Sunday 12 September 2021

Breaking Badger by Shelly Laurenston

Breaking Badger (Honey Badger Chronicles, #4)Breaking Badger by Shelly Laurenston
My rating: 5 of 5 stars

So much fun. So, so much. I've been waiting for this book for months, and when I finally got it, I waited for a day on which I could read with no interruptions, and devoured the entire thing in one sitting.

It's comfort reading, that's for sure. Perhaps it sounds weird to categorise as "comfort" a book in which characters are disembowelled in a particularly gruesome fashion, siblings are constantly beating up on each other, there is ultra-violent sports and lots of screaming - oh my god the screaming! - but there it is. What can I say? I hate crassness in general, but in the case of this particular series, the way it's written just - works. Humour, sarcasm, violence, making one's own family, women kicking butt - this series has it all (in spades).

I've been wanting to read more about Mads and the basketball team for a while now - they were suitably nutso in the earlier Honey Badger instalments. Mads also has the worst family ever - which we knew from the first Honey Badger book. But what I love about this series - and the connected ones like Pride - is that the story is never simply about one couple. These are ensemble casts for a reason - the main characters have to have their families (blood or otherwise - and some blood families can be nightmares at best) to riff off. So it definitely helps to have read the preceding books.

The MacKilligan sisters march to the beat of their own drum, and unfortunately for the Malone brothers, that drum's come to their door. The Malones can be complete twits - certainly, the utter absurdity of how they burned the bridges with the very women who could help them and then tried clumsily to fix the situation is a case in point.

And, with that slow spreading smile, she said, “One day . . . your baby sister is going to come to me and ask me a question about men and dating”—she leaned away from her friends and toward the brothers—“and I’m going to tell her every. f***ing. thing.”


Which brings me to the snark. And the action. As I've said in other reviews, I'm an action junkie. Well-written action jumps off the page and into my head as though I were watching a movie. These might not be the battles she writes as GA Aiken, but Laurenston has a deft hand with action sequences and they are by turns gory, bloody, violent and thrilling.

To apex predators, badgers were nothing more than an add-on to their value meal. To honey badgers, however . . . their kind were apex predators—and damn proud of it.

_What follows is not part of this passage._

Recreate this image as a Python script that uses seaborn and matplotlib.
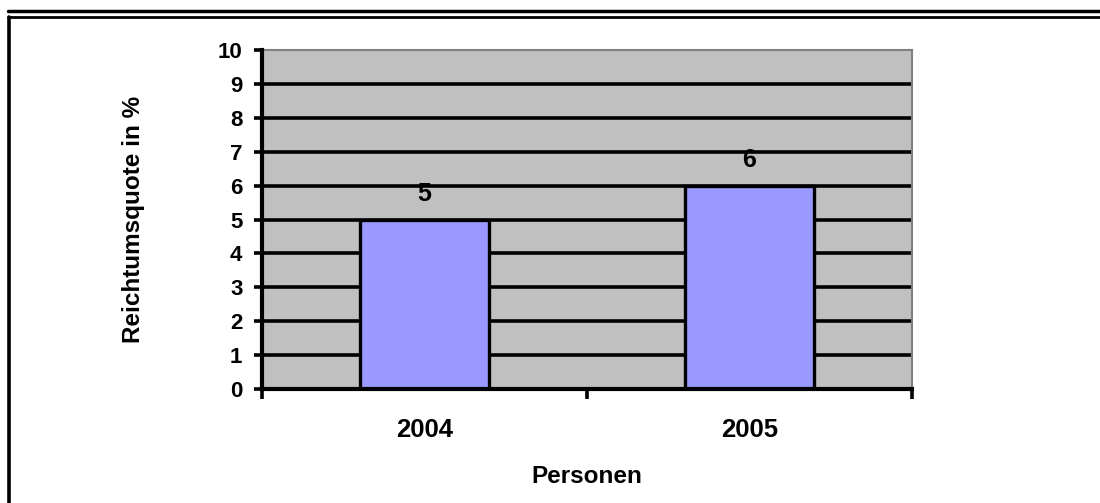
import seaborn as sns
import matplotlib.pyplot as plt
import pandas as pd
from matplotlib.lines import Line2D

# Daten aus der Vorlage
jahre = ["2004", "2005"]
quote = [5, 6]
y_ticks = list(range(0, 11))

df = pd.DataFrame({"Jahr": jahre, "Quote": quote})

sns.set_style("white")
plt.rcParams["font.family"] = ["Liberation Sans", "DejaVu Sans"]
plt.rcParams["font.weight"] = "bold"
plt.rcParams["text.color"] = "black"
plt.rcParams["axes.labelcolor"] = "black"
plt.rcParams["xtick.labelcolor"] = "black"
plt.rcParams["ytick.labelcolor"] = "black"

fig = plt.figure(figsize=(11, 5.03), dpi=100)
ax = fig.add_axes([0.238, 0.2266, 0.591, 0.674])
ax.set_facecolor("#C0C0C0")

sns.barplot(data=df, x="Jahr", y="Quote", color="#9999FF", width=0.395,
            edgecolor="black", linewidth=2.4, saturation=1, ax=ax, zorder=3)

ax.set_ylim(0, 10)
ax.set_xlim(-0.5, 1.5)
ax.set_yticks(y_ticks)
for y in y_ticks[1:-1]:
    ax.axhline(y, color="black", linewidth=2.6, zorder=1)

# Wertebeschriftung
for cont in ax.containers:
    ax.bar_label(cont, labels=[str(v) for v in quote], padding=10,
                 fontsize=18, fontweight="bold", color="black")

# Achsen im Excel-Stil
for s in ["left", "bottom"]:
    ax.spines[s].set_color("black")
    ax.spines[s].set_linewidth(3)
    ax.spines[s].set_zorder(5)
for s in ["top", "right"]:
    ax.spines[s].set_color("#808080")
    ax.spines[s].set_linewidth(1.5)

ax.tick_params(axis="y", length=6, width=2.6, color="black", labelsize=16,
               left=True, pad=8)
ax.tick_params(axis="x", which="major", length=0, labelsize=18.5, pad=21)
ax.set_xticks([-0.5, 0.5, 1.5], minor=True)
ax.tick_params(axis="x", which="minor", length=7.5, width=2.6, color="black",
               bottom=True)
for lab in ax.get_xticklabels() + ax.get_yticklabels():
    lab.set_fontweight("bold")

ax.set_xlabel("Personen", fontsize=17.5, fontweight="bold")
ax.set_ylabel("Reichtumsquote in %", fontsize=17.5, fontweight="bold")
ax.xaxis.set_label_coords(0.5, -0.224)
ax.yaxis.set_label_coords(-0.18, 0.5)

# Rahmen um das Diagramm
fig.add_artist(Line2D([0.007, 1.0], [0.978, 0.978], color="black", lw=2.5,
                      transform=fig.transFigure))
fig.add_artist(Line2D([0.007, 1.0], [0.966, 0.966], color="black", lw=2,
                      transform=fig.transFigure))
fig.add_artist(Line2D([0.0084, 0.0084], [0.0, 0.966], color="black", lw=2.6,
                      transform=fig.transFigure))

plt.savefig("out.png", dpi=100)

The series has moved far beyond the romance and almost-every-chapter sex of the earlier instalments, and honestly, it works. One sex scene - and a pretty hot one at that - shows up somewhere in the final third of the book, and what I liked about it is that it wasn't part of some long, flirty, slow-burn romance. Mads and Finn are not those kinds of people. In fact, it took their family and friends (even the arrogant lunkhead Keane) to point out to them that they even liked each other. No soulful stares or hitching breath or romantic encounters. Their first date was all about the food, and even while they were packing it away, that scene came with huge but quiet emotion as we met more people who were more important in Mads' life than her actual blood family.

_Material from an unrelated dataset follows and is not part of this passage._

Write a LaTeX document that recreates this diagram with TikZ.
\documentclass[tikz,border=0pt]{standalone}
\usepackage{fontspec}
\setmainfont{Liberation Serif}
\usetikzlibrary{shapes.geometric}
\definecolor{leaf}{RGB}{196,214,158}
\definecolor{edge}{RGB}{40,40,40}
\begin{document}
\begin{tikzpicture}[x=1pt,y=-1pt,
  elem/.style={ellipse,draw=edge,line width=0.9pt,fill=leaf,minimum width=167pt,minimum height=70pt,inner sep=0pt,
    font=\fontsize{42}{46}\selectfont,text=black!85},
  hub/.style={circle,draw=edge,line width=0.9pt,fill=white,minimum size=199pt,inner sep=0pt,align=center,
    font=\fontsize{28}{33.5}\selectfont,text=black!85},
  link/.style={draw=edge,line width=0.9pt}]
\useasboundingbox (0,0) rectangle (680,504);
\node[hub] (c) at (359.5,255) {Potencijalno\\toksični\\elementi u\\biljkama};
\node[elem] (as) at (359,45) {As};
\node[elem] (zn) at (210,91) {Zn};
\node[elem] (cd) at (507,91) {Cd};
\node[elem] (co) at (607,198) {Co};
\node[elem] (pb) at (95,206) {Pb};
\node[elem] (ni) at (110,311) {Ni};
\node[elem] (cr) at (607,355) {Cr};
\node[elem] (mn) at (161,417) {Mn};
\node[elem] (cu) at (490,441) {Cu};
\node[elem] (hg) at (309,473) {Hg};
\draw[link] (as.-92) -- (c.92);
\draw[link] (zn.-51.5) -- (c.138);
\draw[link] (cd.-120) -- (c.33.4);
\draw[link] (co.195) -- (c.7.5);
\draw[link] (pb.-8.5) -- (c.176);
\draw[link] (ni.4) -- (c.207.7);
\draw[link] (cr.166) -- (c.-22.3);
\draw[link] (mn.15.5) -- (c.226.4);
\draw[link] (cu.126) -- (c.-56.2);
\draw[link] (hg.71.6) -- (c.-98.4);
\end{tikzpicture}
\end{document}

The rest of the book was taken up by intrigue, action, inter-clan shifter politics, and basketball team madness. The running joke about the house that Mads buys and that Nelle decorates in 24 hours with, well, EVERYTHING that Mads likes is freaking hilarious. Especially the condoms.

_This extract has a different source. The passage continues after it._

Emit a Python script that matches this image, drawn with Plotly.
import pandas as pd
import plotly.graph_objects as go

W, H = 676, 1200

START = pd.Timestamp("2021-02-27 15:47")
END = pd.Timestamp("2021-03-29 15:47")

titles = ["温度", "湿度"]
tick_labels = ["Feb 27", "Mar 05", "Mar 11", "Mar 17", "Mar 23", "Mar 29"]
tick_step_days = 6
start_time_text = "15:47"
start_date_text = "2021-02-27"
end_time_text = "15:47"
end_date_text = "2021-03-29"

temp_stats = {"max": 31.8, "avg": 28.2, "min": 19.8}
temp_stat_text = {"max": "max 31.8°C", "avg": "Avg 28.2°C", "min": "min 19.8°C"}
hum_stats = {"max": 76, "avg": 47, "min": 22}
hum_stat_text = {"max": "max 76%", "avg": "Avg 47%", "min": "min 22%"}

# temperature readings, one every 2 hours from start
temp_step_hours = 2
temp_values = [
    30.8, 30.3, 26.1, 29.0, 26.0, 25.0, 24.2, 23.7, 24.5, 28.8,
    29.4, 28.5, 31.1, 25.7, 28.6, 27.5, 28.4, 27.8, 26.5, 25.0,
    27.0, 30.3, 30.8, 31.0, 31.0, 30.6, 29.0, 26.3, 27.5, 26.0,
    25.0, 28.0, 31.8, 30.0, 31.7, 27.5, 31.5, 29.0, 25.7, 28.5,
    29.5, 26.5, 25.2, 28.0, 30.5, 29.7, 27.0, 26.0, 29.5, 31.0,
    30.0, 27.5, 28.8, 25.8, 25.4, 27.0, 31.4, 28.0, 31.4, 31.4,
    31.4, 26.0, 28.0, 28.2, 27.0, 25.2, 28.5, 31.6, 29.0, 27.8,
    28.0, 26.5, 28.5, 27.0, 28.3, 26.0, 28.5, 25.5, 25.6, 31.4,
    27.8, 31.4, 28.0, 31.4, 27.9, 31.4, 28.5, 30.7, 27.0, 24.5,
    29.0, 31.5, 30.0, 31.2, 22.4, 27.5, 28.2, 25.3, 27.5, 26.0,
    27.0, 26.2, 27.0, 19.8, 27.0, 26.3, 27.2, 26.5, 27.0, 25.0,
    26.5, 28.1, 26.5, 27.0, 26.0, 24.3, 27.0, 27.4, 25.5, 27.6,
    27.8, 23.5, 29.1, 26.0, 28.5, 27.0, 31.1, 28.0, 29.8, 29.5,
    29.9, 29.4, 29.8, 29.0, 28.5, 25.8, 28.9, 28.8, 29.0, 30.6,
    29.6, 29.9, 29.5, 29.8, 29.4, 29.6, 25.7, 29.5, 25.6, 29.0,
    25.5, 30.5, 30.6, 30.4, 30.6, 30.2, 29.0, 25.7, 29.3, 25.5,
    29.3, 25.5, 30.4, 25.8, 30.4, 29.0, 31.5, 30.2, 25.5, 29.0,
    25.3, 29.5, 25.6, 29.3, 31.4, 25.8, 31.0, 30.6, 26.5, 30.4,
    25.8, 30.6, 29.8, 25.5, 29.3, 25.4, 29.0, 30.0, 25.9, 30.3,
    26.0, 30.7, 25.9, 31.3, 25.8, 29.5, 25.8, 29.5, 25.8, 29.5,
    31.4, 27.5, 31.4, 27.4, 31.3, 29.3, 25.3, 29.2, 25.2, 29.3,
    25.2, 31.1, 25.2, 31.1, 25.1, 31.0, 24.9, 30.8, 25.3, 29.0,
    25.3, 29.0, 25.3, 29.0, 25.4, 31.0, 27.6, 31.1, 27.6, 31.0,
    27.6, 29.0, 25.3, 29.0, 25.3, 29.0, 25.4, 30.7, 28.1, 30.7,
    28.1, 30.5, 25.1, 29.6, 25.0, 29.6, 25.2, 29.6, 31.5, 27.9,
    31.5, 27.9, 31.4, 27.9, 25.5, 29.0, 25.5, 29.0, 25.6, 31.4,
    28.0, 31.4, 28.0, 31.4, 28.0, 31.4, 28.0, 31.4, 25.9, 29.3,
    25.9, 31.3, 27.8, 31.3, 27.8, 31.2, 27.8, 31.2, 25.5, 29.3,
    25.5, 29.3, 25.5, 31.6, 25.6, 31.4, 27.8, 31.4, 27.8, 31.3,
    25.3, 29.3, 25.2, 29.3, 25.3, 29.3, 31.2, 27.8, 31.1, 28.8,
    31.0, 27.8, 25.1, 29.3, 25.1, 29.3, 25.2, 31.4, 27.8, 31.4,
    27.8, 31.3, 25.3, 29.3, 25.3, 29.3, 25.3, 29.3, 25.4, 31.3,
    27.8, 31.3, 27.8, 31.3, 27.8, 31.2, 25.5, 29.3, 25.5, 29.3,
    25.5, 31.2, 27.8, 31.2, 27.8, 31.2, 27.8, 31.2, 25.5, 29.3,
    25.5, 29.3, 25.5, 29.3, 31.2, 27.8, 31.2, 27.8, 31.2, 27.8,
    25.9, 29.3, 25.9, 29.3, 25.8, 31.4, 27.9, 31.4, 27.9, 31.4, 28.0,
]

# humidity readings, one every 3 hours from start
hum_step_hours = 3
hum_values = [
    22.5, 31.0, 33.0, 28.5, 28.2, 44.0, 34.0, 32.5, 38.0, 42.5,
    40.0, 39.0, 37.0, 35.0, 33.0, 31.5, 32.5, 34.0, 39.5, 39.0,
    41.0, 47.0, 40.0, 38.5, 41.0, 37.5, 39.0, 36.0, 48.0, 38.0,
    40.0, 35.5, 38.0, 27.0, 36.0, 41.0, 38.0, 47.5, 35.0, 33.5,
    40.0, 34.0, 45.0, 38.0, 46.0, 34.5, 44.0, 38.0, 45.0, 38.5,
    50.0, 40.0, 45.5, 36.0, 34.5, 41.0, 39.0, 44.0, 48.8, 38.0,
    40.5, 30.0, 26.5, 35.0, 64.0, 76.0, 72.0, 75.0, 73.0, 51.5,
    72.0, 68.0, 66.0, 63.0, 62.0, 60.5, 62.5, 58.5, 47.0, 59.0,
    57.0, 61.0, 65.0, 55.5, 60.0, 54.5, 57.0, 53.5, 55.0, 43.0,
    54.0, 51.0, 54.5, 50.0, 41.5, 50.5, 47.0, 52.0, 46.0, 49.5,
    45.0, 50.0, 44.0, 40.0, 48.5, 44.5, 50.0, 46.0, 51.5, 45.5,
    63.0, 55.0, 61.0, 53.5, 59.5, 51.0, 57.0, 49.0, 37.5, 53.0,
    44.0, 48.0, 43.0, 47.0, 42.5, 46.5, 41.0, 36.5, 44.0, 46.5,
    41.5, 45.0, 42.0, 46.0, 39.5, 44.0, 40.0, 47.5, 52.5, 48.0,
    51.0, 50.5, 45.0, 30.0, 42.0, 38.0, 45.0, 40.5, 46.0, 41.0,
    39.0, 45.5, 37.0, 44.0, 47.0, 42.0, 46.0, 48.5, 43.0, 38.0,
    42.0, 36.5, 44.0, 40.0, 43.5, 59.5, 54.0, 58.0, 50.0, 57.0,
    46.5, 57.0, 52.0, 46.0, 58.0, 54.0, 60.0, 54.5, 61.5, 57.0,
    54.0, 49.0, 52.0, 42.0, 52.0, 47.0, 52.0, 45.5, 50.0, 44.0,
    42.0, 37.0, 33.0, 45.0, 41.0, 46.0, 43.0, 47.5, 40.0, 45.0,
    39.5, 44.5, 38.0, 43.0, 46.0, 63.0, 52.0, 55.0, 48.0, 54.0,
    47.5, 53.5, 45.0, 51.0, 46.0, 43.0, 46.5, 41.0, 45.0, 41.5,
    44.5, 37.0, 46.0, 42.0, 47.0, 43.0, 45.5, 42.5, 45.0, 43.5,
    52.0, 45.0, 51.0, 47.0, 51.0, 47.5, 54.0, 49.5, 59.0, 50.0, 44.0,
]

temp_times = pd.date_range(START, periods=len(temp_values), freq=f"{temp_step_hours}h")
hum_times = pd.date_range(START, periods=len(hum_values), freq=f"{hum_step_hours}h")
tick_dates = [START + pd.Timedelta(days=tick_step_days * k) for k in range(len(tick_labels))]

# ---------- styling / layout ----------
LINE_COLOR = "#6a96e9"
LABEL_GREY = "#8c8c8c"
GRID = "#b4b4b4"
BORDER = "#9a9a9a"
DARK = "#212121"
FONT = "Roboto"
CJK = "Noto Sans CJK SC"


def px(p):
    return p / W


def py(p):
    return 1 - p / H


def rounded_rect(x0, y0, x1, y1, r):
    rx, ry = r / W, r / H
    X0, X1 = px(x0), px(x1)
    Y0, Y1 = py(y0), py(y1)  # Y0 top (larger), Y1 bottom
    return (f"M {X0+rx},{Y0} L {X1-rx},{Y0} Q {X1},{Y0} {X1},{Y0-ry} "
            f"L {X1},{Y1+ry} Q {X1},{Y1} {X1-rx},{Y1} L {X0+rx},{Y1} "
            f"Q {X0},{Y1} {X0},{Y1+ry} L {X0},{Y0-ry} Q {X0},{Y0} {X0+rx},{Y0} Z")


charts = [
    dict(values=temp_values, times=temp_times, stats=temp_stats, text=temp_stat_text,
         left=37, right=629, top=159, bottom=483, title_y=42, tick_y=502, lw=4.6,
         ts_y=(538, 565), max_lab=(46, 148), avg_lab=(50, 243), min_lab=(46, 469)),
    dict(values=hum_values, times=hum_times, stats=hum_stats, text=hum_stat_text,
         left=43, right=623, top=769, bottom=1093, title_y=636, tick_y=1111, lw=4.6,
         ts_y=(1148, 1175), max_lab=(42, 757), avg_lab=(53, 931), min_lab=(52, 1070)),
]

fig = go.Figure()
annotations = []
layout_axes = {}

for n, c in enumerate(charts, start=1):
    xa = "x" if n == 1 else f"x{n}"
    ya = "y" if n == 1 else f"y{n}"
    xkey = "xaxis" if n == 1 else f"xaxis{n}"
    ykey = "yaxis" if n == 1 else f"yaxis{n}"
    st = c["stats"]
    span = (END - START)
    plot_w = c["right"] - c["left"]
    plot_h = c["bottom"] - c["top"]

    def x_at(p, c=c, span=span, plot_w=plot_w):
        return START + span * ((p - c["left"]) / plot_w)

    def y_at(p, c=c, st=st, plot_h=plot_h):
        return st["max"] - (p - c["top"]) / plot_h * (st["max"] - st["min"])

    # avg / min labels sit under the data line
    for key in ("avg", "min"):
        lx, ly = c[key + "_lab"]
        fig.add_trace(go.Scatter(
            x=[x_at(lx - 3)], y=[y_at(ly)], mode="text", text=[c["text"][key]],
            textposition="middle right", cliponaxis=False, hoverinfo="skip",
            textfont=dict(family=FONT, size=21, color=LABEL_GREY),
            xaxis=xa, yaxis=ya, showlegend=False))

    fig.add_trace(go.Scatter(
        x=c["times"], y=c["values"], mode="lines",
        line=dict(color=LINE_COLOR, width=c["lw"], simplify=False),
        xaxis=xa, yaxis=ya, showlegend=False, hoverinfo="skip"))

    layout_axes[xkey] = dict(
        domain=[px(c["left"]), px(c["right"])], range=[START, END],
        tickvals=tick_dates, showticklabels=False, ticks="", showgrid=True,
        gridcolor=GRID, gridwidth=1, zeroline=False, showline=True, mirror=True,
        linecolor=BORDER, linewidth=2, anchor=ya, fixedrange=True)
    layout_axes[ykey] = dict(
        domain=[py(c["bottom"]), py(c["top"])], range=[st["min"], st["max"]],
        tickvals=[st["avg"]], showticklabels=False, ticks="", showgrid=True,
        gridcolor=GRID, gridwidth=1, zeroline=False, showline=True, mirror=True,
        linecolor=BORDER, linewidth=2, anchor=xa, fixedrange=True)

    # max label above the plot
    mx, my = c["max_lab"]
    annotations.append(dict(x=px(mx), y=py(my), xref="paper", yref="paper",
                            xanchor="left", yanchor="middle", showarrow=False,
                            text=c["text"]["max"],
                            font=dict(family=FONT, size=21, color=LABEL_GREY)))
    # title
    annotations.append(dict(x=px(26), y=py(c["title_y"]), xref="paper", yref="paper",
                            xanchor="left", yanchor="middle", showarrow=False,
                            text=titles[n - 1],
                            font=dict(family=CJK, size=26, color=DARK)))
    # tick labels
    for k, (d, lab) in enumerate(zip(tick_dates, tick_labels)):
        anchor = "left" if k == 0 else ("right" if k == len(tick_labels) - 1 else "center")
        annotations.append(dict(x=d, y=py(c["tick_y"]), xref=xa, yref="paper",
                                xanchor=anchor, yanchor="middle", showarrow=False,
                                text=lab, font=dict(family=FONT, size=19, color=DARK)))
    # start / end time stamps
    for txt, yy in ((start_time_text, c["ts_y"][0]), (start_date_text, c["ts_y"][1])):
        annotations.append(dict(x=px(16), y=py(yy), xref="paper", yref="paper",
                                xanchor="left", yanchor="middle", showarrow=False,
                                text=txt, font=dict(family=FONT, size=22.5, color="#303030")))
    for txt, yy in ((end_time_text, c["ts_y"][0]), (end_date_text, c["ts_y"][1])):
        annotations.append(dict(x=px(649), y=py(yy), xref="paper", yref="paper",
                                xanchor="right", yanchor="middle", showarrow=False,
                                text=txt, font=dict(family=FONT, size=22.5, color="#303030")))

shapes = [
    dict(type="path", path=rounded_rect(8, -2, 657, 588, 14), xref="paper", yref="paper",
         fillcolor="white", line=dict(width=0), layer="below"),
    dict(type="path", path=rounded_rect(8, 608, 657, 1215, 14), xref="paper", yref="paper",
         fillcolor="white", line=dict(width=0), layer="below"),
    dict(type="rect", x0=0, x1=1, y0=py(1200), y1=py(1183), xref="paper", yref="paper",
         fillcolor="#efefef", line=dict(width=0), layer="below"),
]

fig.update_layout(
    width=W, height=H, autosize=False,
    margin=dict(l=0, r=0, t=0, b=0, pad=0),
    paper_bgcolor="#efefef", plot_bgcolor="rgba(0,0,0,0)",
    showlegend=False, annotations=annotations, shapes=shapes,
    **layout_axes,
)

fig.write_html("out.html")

That was when they all bolted, trying to make it to freedom.
But Mads just wasn’t fast enough. Max grabbed the back of her T-shirt and held her.
Mads held her arms out toward her teammates. Tock began to come back toward her but Streep caught her arm and yanked her toward the front of the house.
“Forget her! Just run!”
Treacherous bitches!


Looking forward to the next few in the series - there were certainly sparks between the remaining Malone brothers and a couple of the basketball team members. I want to read more about Tonks and Streep, for one, especially after the utterly hysterical scene in the plane in which everyone refused to use the words "friends" or "love", just to get up Streep's nose. I want to read more about Shay the dog-loving tiger who is mocked for treating his pets so well because he's a predator. I'd like to smack young Nat upside the head and I hope the MacKilligan sisters manage to overcome the years of being babied and spoiled because she's going to need it. There will certainly need to be a few more to tease out the mystery the Malone brothers have been seeking - of who killed their father.

And with Kyle reappearing in the same book as Nat, and keeping in mind that several of the other young shifters are likely to be coming of age in books to come, there's certainly fodder for many more years of hilarity. One can but hope.